The shame of being a dom 5

I have heard the Siamang sing. They don't sing to me, of course, but they sing for sex and joy.

I have heard the Siamang sing. They don’t sing to me (well durr, Mr Prufock) but they sing for sex and joy.

I had the memory of Maureen’s screamed pleasure and then my own, even as I’d deliberately hurt her and then fucked her with none of the consideration that my lovers had so carefully taught me.

Her skin still burned under me. I pressed tight against her back, revelling in that heated proof of my own violence. I was still hard in her and I wasn’t tender-hearted yet. I hoped she still hurt, and I was certain that the hurt felt good to her.

 My sweat had pooled below her shoulders and in the small of her back, and spilled down her sides, soaking the sheet. Even then, Maureen was cooler and more elegant than me. I could see the left corner of her mouth, curved in a smile. We were comfortably silent.
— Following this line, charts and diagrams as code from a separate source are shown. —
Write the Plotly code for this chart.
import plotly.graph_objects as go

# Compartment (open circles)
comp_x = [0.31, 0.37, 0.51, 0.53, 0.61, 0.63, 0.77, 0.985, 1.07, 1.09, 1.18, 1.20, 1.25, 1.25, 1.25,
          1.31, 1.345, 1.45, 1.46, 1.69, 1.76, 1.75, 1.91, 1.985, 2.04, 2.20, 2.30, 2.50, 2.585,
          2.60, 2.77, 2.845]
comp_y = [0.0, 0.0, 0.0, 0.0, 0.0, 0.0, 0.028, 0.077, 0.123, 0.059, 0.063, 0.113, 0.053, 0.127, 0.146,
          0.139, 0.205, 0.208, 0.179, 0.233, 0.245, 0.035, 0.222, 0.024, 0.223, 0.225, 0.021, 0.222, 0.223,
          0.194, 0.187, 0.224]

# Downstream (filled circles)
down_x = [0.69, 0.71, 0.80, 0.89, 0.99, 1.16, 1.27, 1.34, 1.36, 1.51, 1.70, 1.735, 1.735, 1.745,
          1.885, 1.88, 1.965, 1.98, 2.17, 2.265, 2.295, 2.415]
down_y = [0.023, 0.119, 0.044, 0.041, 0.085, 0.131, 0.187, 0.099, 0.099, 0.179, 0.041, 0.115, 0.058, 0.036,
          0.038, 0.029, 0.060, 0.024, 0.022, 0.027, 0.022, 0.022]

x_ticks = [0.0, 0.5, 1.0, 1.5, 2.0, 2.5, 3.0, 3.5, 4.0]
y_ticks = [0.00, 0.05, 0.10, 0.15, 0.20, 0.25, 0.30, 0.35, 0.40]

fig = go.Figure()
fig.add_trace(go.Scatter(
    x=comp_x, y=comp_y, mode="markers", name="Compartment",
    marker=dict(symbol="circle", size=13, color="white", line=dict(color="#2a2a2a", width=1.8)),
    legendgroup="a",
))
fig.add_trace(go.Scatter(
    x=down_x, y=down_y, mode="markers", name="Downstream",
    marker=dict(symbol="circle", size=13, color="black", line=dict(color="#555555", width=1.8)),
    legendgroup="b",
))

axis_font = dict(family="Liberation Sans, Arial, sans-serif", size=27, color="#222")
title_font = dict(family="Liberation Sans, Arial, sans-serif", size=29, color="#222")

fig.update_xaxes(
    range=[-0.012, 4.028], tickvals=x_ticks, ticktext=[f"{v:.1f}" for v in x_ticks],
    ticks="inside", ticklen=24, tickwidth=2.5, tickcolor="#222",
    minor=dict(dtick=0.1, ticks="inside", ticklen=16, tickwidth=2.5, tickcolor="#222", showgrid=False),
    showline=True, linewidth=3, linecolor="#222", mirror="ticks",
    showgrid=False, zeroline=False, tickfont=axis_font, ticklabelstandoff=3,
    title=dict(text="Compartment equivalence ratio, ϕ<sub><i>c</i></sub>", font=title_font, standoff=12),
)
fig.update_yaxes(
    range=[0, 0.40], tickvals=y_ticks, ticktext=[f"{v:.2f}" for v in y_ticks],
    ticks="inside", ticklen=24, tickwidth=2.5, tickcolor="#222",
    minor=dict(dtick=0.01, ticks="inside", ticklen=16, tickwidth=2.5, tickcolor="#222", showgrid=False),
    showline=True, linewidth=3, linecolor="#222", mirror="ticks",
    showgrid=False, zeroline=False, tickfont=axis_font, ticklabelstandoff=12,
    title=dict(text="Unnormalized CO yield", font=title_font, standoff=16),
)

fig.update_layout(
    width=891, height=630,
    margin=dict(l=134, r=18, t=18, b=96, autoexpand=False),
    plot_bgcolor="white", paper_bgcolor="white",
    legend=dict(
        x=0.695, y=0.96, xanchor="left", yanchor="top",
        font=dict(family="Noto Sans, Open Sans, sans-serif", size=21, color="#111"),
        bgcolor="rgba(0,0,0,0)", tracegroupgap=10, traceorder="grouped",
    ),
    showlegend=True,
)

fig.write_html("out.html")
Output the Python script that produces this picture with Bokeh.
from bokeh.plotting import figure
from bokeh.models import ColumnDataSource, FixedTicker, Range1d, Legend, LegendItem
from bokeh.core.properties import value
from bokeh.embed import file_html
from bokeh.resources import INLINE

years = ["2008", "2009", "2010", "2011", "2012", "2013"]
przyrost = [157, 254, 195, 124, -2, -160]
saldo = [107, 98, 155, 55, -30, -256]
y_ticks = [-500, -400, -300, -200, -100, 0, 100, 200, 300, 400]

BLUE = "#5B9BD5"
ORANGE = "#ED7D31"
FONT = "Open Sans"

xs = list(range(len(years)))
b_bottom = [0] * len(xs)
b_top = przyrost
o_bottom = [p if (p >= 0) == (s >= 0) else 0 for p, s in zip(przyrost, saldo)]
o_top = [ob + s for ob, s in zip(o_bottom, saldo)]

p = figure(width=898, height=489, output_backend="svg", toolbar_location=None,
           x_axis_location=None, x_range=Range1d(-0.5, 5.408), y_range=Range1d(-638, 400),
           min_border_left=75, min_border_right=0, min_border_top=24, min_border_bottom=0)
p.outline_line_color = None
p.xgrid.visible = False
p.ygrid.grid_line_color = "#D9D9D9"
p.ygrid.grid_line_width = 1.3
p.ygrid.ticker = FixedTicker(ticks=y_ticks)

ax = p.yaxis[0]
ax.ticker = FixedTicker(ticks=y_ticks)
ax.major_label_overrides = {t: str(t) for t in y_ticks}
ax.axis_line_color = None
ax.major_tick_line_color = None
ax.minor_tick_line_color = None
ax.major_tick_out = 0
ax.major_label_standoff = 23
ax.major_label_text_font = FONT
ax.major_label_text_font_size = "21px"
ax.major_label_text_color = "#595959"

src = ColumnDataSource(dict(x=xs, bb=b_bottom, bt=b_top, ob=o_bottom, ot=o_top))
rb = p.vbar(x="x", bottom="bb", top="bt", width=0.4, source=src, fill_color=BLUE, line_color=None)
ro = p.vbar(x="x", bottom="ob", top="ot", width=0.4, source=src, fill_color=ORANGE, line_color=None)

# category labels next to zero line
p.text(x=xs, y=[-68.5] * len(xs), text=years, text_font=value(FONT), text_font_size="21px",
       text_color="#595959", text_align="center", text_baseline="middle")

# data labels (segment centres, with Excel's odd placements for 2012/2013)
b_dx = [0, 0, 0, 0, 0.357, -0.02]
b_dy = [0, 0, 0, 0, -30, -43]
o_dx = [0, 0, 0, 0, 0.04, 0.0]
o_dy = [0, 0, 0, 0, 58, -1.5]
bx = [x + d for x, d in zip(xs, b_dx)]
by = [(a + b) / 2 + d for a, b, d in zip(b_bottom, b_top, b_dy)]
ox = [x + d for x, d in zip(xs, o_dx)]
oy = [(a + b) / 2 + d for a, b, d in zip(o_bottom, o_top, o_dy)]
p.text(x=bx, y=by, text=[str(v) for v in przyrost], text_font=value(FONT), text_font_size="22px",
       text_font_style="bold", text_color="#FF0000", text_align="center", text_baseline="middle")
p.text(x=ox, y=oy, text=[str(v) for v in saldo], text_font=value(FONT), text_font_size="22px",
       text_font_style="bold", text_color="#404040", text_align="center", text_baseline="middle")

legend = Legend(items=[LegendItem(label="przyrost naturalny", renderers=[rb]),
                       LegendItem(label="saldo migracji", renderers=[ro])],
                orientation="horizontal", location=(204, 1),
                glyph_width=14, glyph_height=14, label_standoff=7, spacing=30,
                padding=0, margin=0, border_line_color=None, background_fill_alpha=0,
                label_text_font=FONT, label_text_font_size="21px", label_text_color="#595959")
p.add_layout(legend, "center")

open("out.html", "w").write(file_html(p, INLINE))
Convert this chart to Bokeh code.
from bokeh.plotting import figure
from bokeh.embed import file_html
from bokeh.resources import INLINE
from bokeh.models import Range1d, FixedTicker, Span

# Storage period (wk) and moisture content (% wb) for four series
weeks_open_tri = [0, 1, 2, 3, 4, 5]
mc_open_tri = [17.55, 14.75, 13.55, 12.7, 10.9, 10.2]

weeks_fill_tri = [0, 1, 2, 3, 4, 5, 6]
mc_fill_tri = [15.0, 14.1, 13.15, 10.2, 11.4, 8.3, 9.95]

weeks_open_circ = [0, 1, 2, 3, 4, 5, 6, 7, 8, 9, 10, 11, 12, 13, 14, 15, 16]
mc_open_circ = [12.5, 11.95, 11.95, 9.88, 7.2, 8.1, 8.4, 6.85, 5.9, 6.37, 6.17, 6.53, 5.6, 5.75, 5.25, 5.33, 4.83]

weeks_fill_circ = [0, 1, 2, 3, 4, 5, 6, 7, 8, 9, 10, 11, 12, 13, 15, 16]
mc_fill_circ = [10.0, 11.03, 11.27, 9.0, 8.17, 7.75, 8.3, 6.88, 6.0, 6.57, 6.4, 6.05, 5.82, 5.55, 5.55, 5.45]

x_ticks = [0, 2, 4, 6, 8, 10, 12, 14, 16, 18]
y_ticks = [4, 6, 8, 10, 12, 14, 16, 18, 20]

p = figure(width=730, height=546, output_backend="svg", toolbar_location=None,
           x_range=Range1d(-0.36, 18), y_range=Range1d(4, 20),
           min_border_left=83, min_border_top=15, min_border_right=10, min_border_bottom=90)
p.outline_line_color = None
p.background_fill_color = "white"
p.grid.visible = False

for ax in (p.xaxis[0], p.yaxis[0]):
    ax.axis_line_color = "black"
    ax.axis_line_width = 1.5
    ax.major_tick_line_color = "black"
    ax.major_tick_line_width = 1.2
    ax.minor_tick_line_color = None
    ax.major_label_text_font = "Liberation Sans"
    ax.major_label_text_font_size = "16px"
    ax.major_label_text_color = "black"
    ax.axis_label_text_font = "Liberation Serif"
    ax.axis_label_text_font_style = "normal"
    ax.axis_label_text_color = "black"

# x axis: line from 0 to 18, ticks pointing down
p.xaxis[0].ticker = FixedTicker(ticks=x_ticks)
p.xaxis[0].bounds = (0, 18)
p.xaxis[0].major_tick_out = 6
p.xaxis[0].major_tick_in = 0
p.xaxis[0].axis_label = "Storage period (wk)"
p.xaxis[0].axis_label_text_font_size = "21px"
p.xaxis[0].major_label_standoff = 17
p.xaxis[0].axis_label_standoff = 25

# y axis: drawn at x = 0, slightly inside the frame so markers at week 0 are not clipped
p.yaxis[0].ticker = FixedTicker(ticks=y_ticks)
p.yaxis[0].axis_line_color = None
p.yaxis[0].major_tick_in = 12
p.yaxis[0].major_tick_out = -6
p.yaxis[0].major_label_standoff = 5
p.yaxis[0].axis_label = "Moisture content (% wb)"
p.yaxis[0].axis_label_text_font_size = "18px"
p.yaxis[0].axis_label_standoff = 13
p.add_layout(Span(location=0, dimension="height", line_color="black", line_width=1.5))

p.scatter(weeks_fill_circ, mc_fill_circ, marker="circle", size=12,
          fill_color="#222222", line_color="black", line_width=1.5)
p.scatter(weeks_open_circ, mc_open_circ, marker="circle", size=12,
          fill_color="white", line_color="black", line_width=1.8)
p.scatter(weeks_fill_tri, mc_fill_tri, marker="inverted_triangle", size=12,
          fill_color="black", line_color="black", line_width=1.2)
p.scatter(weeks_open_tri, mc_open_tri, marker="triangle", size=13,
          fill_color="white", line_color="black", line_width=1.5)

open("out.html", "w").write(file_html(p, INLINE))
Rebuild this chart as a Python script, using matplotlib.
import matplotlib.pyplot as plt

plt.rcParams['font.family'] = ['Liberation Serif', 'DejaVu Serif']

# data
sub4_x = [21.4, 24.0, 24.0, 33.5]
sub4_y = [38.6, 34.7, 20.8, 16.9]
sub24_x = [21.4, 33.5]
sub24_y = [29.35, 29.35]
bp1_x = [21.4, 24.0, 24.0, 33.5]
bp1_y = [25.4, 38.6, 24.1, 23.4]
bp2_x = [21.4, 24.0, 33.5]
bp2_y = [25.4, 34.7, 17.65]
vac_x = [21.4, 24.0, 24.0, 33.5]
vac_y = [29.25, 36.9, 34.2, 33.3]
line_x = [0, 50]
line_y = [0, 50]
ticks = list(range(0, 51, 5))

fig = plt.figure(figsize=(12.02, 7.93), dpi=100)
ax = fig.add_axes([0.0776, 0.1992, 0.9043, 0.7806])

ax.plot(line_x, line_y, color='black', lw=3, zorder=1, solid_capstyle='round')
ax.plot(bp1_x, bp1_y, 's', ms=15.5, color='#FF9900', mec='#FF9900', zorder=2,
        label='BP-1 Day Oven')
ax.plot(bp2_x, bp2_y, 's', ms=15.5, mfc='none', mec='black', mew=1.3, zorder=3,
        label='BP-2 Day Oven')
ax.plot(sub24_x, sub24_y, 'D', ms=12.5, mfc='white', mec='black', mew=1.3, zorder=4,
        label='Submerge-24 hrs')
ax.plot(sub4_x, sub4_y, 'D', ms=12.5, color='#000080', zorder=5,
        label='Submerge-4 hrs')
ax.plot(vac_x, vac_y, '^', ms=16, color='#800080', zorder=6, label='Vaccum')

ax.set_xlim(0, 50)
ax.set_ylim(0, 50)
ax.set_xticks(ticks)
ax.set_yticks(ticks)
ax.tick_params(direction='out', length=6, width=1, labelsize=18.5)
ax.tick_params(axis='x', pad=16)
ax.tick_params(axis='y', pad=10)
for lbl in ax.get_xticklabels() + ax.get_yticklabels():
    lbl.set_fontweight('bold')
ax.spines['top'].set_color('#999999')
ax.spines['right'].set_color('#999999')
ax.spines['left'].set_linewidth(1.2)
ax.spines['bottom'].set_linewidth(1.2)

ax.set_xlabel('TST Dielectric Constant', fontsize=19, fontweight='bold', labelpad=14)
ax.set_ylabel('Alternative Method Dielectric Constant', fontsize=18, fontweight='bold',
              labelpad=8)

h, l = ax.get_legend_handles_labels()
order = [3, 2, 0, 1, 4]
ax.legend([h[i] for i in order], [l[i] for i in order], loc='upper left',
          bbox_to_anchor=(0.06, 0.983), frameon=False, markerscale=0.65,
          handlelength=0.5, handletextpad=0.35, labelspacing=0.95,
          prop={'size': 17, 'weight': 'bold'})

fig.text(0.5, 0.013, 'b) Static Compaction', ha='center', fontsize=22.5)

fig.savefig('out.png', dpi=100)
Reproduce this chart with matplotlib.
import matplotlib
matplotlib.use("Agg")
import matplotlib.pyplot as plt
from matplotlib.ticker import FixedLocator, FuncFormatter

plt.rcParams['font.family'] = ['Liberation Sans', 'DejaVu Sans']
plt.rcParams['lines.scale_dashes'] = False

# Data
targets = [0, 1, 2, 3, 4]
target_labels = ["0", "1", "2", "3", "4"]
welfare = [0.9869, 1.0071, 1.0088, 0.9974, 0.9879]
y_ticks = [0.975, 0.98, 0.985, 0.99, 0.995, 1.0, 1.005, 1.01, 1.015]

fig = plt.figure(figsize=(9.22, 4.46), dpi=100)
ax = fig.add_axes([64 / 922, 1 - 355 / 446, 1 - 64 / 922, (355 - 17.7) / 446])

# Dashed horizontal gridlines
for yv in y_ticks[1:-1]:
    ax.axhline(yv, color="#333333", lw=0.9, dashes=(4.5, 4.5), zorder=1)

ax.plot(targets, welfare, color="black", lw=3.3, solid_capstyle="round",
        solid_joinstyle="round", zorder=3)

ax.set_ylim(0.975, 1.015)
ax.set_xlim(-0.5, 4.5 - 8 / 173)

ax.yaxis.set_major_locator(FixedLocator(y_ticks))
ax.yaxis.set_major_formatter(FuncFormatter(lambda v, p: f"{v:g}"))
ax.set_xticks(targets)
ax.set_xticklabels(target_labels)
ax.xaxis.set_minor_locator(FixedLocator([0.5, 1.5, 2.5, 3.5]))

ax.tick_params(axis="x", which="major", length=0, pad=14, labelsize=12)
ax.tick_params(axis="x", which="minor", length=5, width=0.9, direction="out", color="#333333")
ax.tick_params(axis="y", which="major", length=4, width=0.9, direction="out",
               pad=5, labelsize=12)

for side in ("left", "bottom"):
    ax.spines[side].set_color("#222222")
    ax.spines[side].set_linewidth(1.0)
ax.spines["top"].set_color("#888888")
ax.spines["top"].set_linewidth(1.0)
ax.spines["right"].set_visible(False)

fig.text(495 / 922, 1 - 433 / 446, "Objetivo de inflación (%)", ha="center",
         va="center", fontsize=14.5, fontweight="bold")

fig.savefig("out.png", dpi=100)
This was a world where previously unattainable pleasures had suddenly and somehow become possible. Maureen had cried out in the same joy as me, or a version of it. Incredibly, I had a partner in this. It could happen again and surely would. I held her and was held. She was extraordinary, and real.

Then I felt doubt. In this new and undoubtedly wonderful world it seemed that I sometimes beat her. As I’ve mentioned, I hate men who beat women. As our silence continued, Maureen’s smile faltered. She’d just accepted a beating from a man. More, she’d invited it and had just been screaming her joy at it.

There were uncomfortable thoughts for her to have about that. If a man who hits a woman is as low as a man can be, then what kind of a woman could she be, who had enjoyed that treatment and who lay contentedly with the man who’d inflicted it? I knew that she felt troubled, as I did, and that we had to talk about this.

But I couldn’t find the right words.